The act for which Pope Benedict XVI may be remembered most is his resignation, since it is the most potent gesture towards liberalizing Vatican traditions in over six centuries. He is the first Pope to leave voluntarily since Celestine V in 1294.
His decision to resign may be the shock needed to pull the Vatican out of its traditional ways and complacency. The modern Roman Catholic church with a flock of about 1.2 billion is surrounded by many very large competing faiths, including about 900 million other Christians, 1.6 billion Muslims, a billion Hindus, about 380 million Buddhists, and 400 million Chinese who follow other traditional religions (adherent.com estimates). Another billion people are secular, agnostics, atheists or do not follow any religion.
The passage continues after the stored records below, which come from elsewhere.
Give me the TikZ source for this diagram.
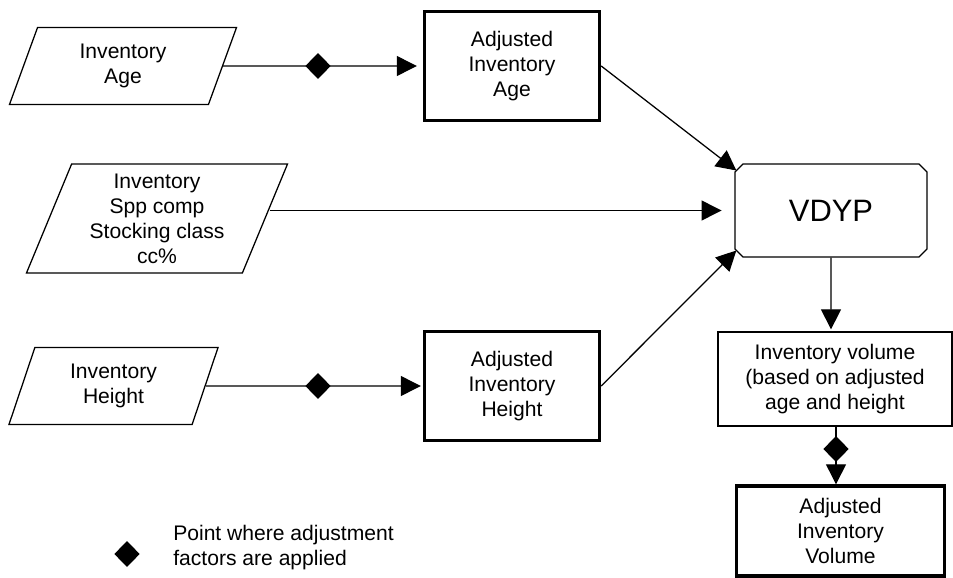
\documentclass[tikz,border=0pt]{standalone}
\usepackage{fontspec}
\setmainfont{Liberation Sans}
\usetikzlibrary{arrows.meta,shapes.geometric,shapes.misc}

\begin{document}
\begin{tikzpicture}[x=0.025cm, y=-0.025cm, font=\fontsize{15}{17.8}\selectfont,
  inv/.style={draw, line width=0.9pt, trapezium, trapezium stretches body, align=center, inner sep=1pt},
  adjbox/.style={draw, line width=2.4pt, rectangle, align=center, inner sep=1pt},
  plainbox/.style={draw, line width=0.9pt, rectangle, align=center, inner sep=1pt},
  adjpt/.style={diamond, fill=black, inner sep=0pt, minimum width=0.64cm, minimum height=0.65cm},
  feed/.style={line width=0.9pt, -{Triangle[length=0.5cm,width=0.5cm]}}]

  \useasboundingbox (0,0) rectangle (953,578);

  \node[inv, trapezium left angle=59, trapezium right angle=121,
    minimum width=5.675cm, minimum height=1.925cm] (iage) at (123,66) {Inventory\\Age};
  \node[inv, trapezium left angle=64, trapezium right angle=116,
    minimum width=6.525cm, minimum height=2.725cm] (ispp) at (157,218.5) {Inventory\\Spp comp\\Stocking class\\cc\%};
  \node[inv, trapezium left angle=61, trapezium right angle=119,
    minimum width=5.225cm, minimum height=1.925cm] (iheight) at (113.5,386) {Inventory\\Height};

  \node[adjbox, minimum width=4.375cm, minimum height=2.725cm] (aage) at (512,66) {Adjusted\\Inventory\\Age};
  \node[adjbox, minimum width=4.375cm, minimum height=2.725cm] (aheight) at (512,386) {Adjusted\\Inventory\\Height};

  \node[draw, line width=0.9pt, chamfered rectangle, chamfered rectangle xsep=0.1cm, chamfered rectangle ysep=0.1cm,
    minimum width=4.8cm, minimum height=2.325cm, font=\fontsize{22}{26}\selectfont] (vdyp) at (831,210.5) {VDYP};

  \node[plainbox, minimum width=5.85cm, minimum height=2.35cm] (ivol) at (835,379) {Inventory volume\\(based on adjusted\\age and height};
  \node[adjbox, minimum width=5.2cm, minimum height=2.25cm] (avol) at (840.5,531) {Adjusted\\Inventory\\Volume};

  \node[adjpt] (dage) at (318,66) {};
  \node[adjpt] (dheight) at (318,386) {};
  \node[adjpt] (dvol) at (836,449) {};

  \draw[feed, shorten >=0.15cm] (iage) -- (dage.center) -- (aage);
  \draw[feed, shorten >=0.05cm] (iheight) -- (dheight.center) -- (aheight);
  \draw[feed, shorten >=0.32cm] ([xshift=0.1cm]ispp.east |- vdyp.west) -- (vdyp.west);
  \draw[feed] (aage.east) -- ([shift={(2,-40)}]vdyp.west);
  \draw[feed] (aheight.east) -- ([shift={(2,40)}]vdyp.west);
  \draw[feed, shorten >=0.05cm] (vdyp) -- (vdyp |- ivol.north);
  \draw[feed] (ivol.south -| dvol) -- (dvol.center) -- (dvol |- avol.north);

  \node[adjpt] (key) at (127,554) {};
  \node[anchor=west, align=left, inner sep=0pt] (keytext) at (173,548) {Point where adjustment\\factors are applied};

\end{tikzpicture}
\end{document}
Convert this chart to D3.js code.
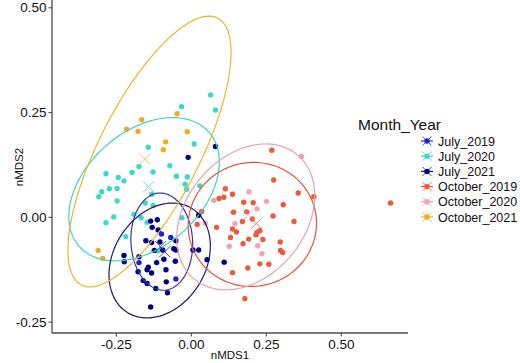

In today’s world, where knowledge travels at the speed of light, retaining religious identity and authenticity is becoming harder by the day. This is one of the reasons for the rise of Islamic fundamentalism, emerged mostly from the miniscule Salafi and Wahhabi Sunni Muslims groups native to Saudi Arabia. The Islamic terrorists have caused all of Islam to be tarred with the brush of merciless violence in the minds of most people of the other religions.
Against this backdrop, the Pope’s decision may provide impetus for the Vatican to start internal reforms and demonstrate the leadership needed to adapt to changes in the world. To increase and improve the global space for Catholics, it would have to go beyond doctrinal tussles within the Roman Catholic church and concerns about dissidents and loss of faith. It would have to reach out much more to other religions and civilizations as a friend rather than competitor.
Benedict XVI is a reputed theologian but is not known as a liberalizer. During his 8-year Papacy, he tried to restore faith and doctrine to Catholicism and resisted moves by many Roman Catholics around the world to bring the religion’s do’s and don’ts closer to modern times. For instance, he stood resolutely against abortion, homosexuality, same sex marriage and ending celibacy for priests. He supported reintroduction of Mass in Latin, traditional vestments and trappings, and opposed ordainment of women.
He has been criticized for not going far enough to punish pedophile priests or offer hands of friendship to Islam, Buddhists and Hindus. On the other hand, he did try to protect Christians of all denominations against persecution anywhere in the world.
All Popes defend the Roman Catholic religion, as is their duty. Despite the large congregations in Africa and Asia, they have acted as if their main duty is to Western civilization and its Catholics. Benedict XVI’s resignation may be the moment for the Vatican to recognize that the future of the Roman Catholic religion lies in Africa, Asia and Latin America rather than Europe and America.
In the West, faith, religious doctrine and its constraints are challenged more often than on other continents, which already contain some 42% of all Catholics. They also offer greater opportunities for conversions.
A pleasant Easter surprise from the Vatican would be election of a non-European Pope. However, the word so far from Italy is that Italians wants to repossess the Vatican. They have had enough of foreigners like Poland’s John Paul II and Germany’s Benedict XVI.